I am still nursing this cup of coffee as we speak.

Believe it or not

I have some goals for myself today.  My friend (yes, I still have a couple of friends) says I seem brighter and more positive.

I want to be strong enough to do National Novel Writing Month this year.  NaNoWriMo, as it is called, which I did last year, involves writing an entire book in the month of November.  It begins November first and ends the 30th.  The NaNoWriMo requirement is 50,000 words–arbitrarily.  Last year, my book, a memoir, was 86,000 words, and I completed it in about three weeks.  My book was about my hitch-hiking trip across the country that I did in 1979.  It was also about my anorexia that I was experiencing while writing the book.  I chronicled my NaNoWriMo experience here in my blog.  Just click on National Novel Writing Month over on the left to read about it.  My entries are rather brief.  I was busy.  I worked maybe six to seven hours a day, seven days a week.  I wrote the equivalent of a term paper a day, maybe 20 pages.

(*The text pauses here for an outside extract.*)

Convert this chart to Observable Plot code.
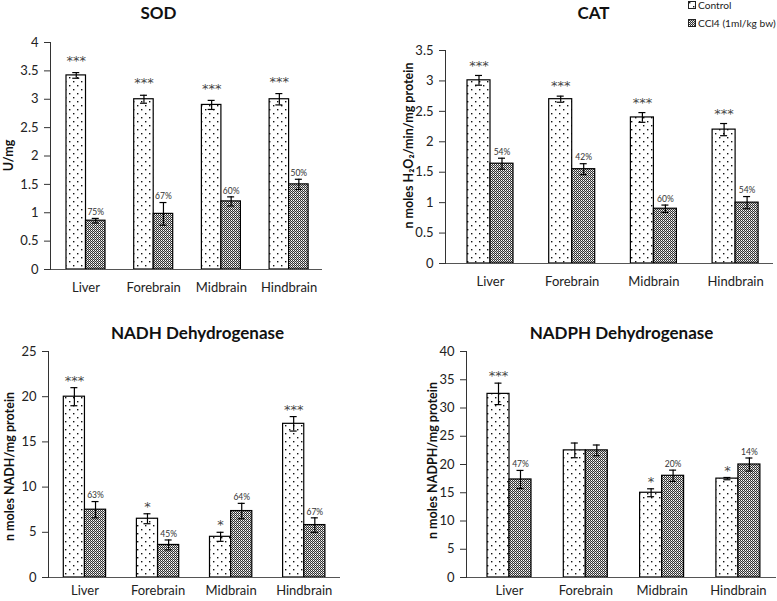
<!DOCTYPE html>
<html>
<head>
<meta charset="utf-8">
<script src="https://cdn.jsdelivr.net/npm/d3@7"></script>
<script src="https://cdn.jsdelivr.net/npm/@observablehq/plot@0.6"></script>
<style>
  html, body { margin: 0; padding: 0; background: #fff; }
  #root { position: relative; width: 777px; height: 601px; overflow: hidden; font-family: Lato, sans-serif; }
  .panel { position: absolute; }
  .legend { position: absolute; left: 688px; top: -4px; font-size: 10.2px; color: #222; line-height: 18px; }
  .legend div { display: flex; align-items: center; white-space: nowrap; }
  .legend svg { margin-right: 2px; }
</style>
</head>
<body>
<svg width="0" height="0" style="position:absolute">
  <defs>
    <pattern id="dots" patternUnits="userSpaceOnUse" width="8" height="8">
      <rect width="8" height="8" fill="#fff"/>
      <rect x="1" y="1" width="1.4" height="1.4" fill="#111"/>
      <rect x="5" y="5" width="1.4" height="1.4" fill="#111"/>
    </pattern>
    <pattern id="checks" patternUnits="userSpaceOnUse" width="2" height="2">
      <rect width="2" height="2" fill="#333"/>
      <rect x="1" y="0" width="1" height="1" fill="#fff"/>
      <rect x="0" y="1" width="1" height="1" fill="#bbb"/>
    </pattern>
  </defs>
</svg>
<div id="root"></div>
<script>
// ---------- data ----------
const categories = ["Liver", "Forebrain", "Midbrain", "Hindbrain"];
const seriesNames = ["Control", "CCl4 (1ml/kg bw)"];

// SOD
const sodControl = [3.42, 3.0, 2.9, 3.0];
const sodControlErr = [0.05, 0.07, 0.08, 0.1];
const sodCCl4 = [0.86, 0.98, 1.2, 1.5];
const sodCCl4Err = [0.04, 0.2, 0.08, 0.09];
const sodSig = ["***", "***", "***", "***"];
const sodPct = ["75%", "67%", "60%", "50%"];
const sodTicks = [0, 0.5, 1, 1.5, 2, 2.5, 3, 3.5, 4];

// CAT
const catControl = [3.01, 2.7, 2.4, 2.2];
const catControlErr = [0.08, 0.05, 0.08, 0.1];
const catCCl4 = [1.64, 1.55, 0.9, 1.0];
const catCCl4Err = [0.09, 0.09, 0.06, 0.1];
const catSig = ["***", "***", "***", "***"];
const catPct = ["54%", "42%", "60%", "54%"];
const catTicks = [0, 0.5, 1, 1.5, 2, 2.5, 3, 3.5];

// NADH Dehydrogenase
const nadhControl = [20.0, 6.5, 4.5, 17.0];
const nadhControlErr = [1.0, 0.55, 0.5, 0.8];
const nadhCCl4 = [7.5, 3.6, 7.35, 5.8];
const nadhCCl4Err = [0.9, 0.55, 0.85, 0.8];
const nadhSig = ["***", "*", "*", "***"];
const nadhPct = ["63%", "45%", "64%", "67%"];
const nadhTicks = [0, 5, 10, 15, 20, 25];

// NADPH Dehydrogenase
const nadphControl = [32.5, 22.5, 15.0, 17.5];
const nadphControlErr = [1.9, 1.3, 0.7, 0.2];
const nadphCCl4 = [17.35, 22.5, 18.0, 20.0];
const nadphCCl4Err = [1.6, 0.95, 1.0, 1.15];
const nadphSig = ["***", "", "*", "*"];
const nadphPct = ["47%", "", "20%", "14%"];
const nadphTicks = [0, 5, 10, 15, 20, 25, 30, 35, 40];

// ---------- drawing ----------
const root = document.getElementById("root");

function panel(cfg) {
  const {left, top, width, height, mL, mR, mT, mB, ticks, firstBar, step, barW,
         ctrl, ctrlErr, ccl, cclErr, sig, pct, title, titleX, titleY,
         yLabel, yLabelX, yLabelY, starDy, xPad} = cfg;
  const pi = 1 - (2 * barW) / step;
  const po = pi / 2;
  const r0 = firstBar - step * po;
  const r1 = r0 + 4 * step;
  const ctrlRows = categories.map((c, i) => ({cat: c, v: ctrl[i], e: ctrlErr[i], lab: sig[i]}));
  const cclRows = categories.map((c, i) => ({cat: c, v: ccl[i], e: cclErr[i], lab: pct[i]}));
  const capsOf = rows => rows.flatMap(d => [{cat: d.cat, y: d.v + d.e}, {cat: d.cat, y: d.v - d.e}]);
  const capHalf = 3.5;
  const frameCX = mL + (width - mL - mR) / 2;
  const frameCY = mT + (height - mT - mB) / 2;

  const chart = Plot.plot({
    width, height,
    marginLeft: mL, marginRight: mR, marginTop: mT, marginBottom: mB,
    style: {fontFamily: "Lato, sans-serif", fontSize: "13px", color: "#222", background: "transparent", overflow: "visible"},
    x: {type: "band", domain: categories, range: [r0, r1], paddingInner: pi, paddingOuter: po, round: false},
    y: {domain: [ticks[0], ticks[ticks.length - 1]]},
    marks: [
      Plot.axisY({ticks, tickFormat: d => String(d), tickSize: 6, tickPadding: 6, label: null, fontSize: 13, stroke: "#333"}),
      Plot.axisX({tickSize: 0, tickPadding: xPad, label: null, fontSize: 13}),
      Plot.barY(ctrlRows, {x: "cat", y: "v", insetRight: barW, fill: "url(#dots)", stroke: "#000", strokeWidth: 1.2}),
      Plot.barY(cclRows, {x: "cat", y: "v", insetLeft: barW, fill: "url(#checks)", stroke: "#000", strokeWidth: 1.2}),
      Plot.ruleY([0], {stroke: "#555", strokeWidth: 1}),
      Plot.frame({anchor: "left", stroke: "#333", strokeWidth: 1}),
      // error bars
      Plot.ruleX(ctrlRows, {x: "cat", y1: d => d.v - d.e, y2: d => d.v + d.e, dx: -barW / 2, stroke: "#000", strokeWidth: 1.2}),
      Plot.ruleX(cclRows, {x: "cat", y1: d => d.v - d.e, y2: d => d.v + d.e, dx: barW / 2, stroke: "#000", strokeWidth: 1.2}),
      Plot.tickY(capsOf(ctrlRows), {x: "cat", y: "y", insetLeft: barW / 2 - capHalf, insetRight: 1.5 * barW - capHalf, stroke: "#000", strokeWidth: 1.2}),
      Plot.tickY(capsOf(cclRows), {x: "cat", y: "y", insetLeft: 1.5 * barW - capHalf, insetRight: barW / 2 - capHalf, stroke: "#000", strokeWidth: 1.2}),
      // annotations
      Plot.text(ctrlRows, {x: "cat", y: d => d.v + d.e, text: "lab", dx: -barW / 2, dy: starDy, fontSize: 13, fontFamily: "DejaVu Sans", fill: "#444"}),
      Plot.text(cclRows, {x: "cat", y: d => d.v + d.e, text: "lab", dx: barW / 2, dy: -6, fontSize: 8.5, fill: "#333"}),
      // title and y label
      Plot.text([title], {frameAnchor: "top", text: d => d, textAnchor: "middle", lineAnchor: "middle", dx: titleX - frameCX, dy: titleY - mT, fontSize: 17, fontWeight: "bold", fill: "#111"}),
      Plot.text([yLabel], {frameAnchor: "left", text: d => d, textAnchor: "middle", lineAnchor: "middle", rotate: -90, dx: yLabelX - mL, dy: yLabelY - frameCY, fontSize: 12.5, fontWeight: "bold", fill: "#111"})
    ]
  });
  const div = document.createElement("div");
  div.className = "panel";
  div.style.left = left + "px";
  div.style.top = top + "px";
  div.style.width = width + "px";
  div.style.height = height + "px";
  div.appendChild(chart);
  root.appendChild(div);
}

panel({left: 0, top: 0, width: 390, height: 300, mL: 50, mR: 68, mT: 42, mB: 31,
  ticks: sodTicks, firstBar: 66, step: 67.7, barW: 19.5,
  ctrl: sodControl, ctrlErr: sodControlErr, ccl: sodCCl4, cclErr: sodCCl4Err, sig: sodSig, pct: sodPct,
  title: "SOD", titleX: 158, titleY: 13, yLabel: "U/mg", yLabelX: 8, yLabelY: 155, starDy: -12, xPad: 13});

panel({left: 390, top: 0, width: 387, height: 300, mL: 55, mR: 4, mT: 50, mB: 37,
  ticks: catTicks, firstBar: 77, step: 81.7, barW: 23,
  ctrl: catControl, ctrlErr: catControlErr, ccl: catCCl4, cclErr: catCCl4Err, sig: catSig, pct: catPct,
  title: "CAT", titleX: 203, titleY: 13, yLabel: "n moles H₂O₂/min/mg protein", yLabelX: 18, yLabelY: 145, starDy: -10, xPad: 13});

panel({left: 0, top: 300, width: 390, height: 301, mL: 48, mR: 50, mT: 51, mB: 24,
  ticks: nadhTicks, firstBar: 63.3, step: 73.1, barW: 21.15,
  ctrl: nadhControl, ctrlErr: nadhControlErr, ccl: nadhCCl4, cclErr: nadhCCl4Err, sig: nadhSig, pct: nadhPct,
  title: "NADH Dehydrogenase", titleX: 197, titleY: 33, yLabel: "n moles NADH/mg protein", yLabelX: 9, yLabelY: 166, starDy: -7, xPad: 8});

panel({left: 390, top: 300, width: 387, height: 301, mL: 76, mR: 1, mT: 51, mB: 24,
  ticks: nadphTicks, firstBar: 97, step: 76.3, barW: 22,
  ctrl: nadphControl, ctrlErr: nadphControlErr, ccl: nadphCCl4, cclErr: nadphCCl4Err, sig: nadphSig, pct: nadphPct,
  title: "NADPH Dehydrogenase", titleX: 231, titleY: 33, yLabel: "n moles NADPH/mg protein", yLabelX: 42, yLabelY: 160, starDy: -7, xPad: 8});

// legend
const legend = document.createElement("div");
legend.className = "legend";
legend.innerHTML = `
  <div><svg width="8" height="8"><rect x="0.5" y="0.5" width="7" height="7" fill="url(#dots)" stroke="#222"/></svg>${seriesNames[0]}</div>
  <div><svg width="8" height="8"><rect x="0.5" y="0.5" width="7" height="7" fill="url(#checks)" stroke="#222"/></svg>${seriesNames[1]}</div>`;
root.appendChild(legend);
</script>
</body>
</html>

In order to do National Novel Writing Month, I must get an outline ready.  I must be able to concentrate.  I must have physical strength.  I must have drive.  I must have ambition.  I must be able to have goals and follow through with them.  I must be able to care about myself.  I must get over this depression.  I must have energy.  I must want to live.  And I must eat to stay alive.

Yes, I admit I must eat.

This is going to be incredibly difficult to pull together by November.  I do not want to eat.  I do not, do not, do not want to eat.

I think I will go out and buy some eggs today.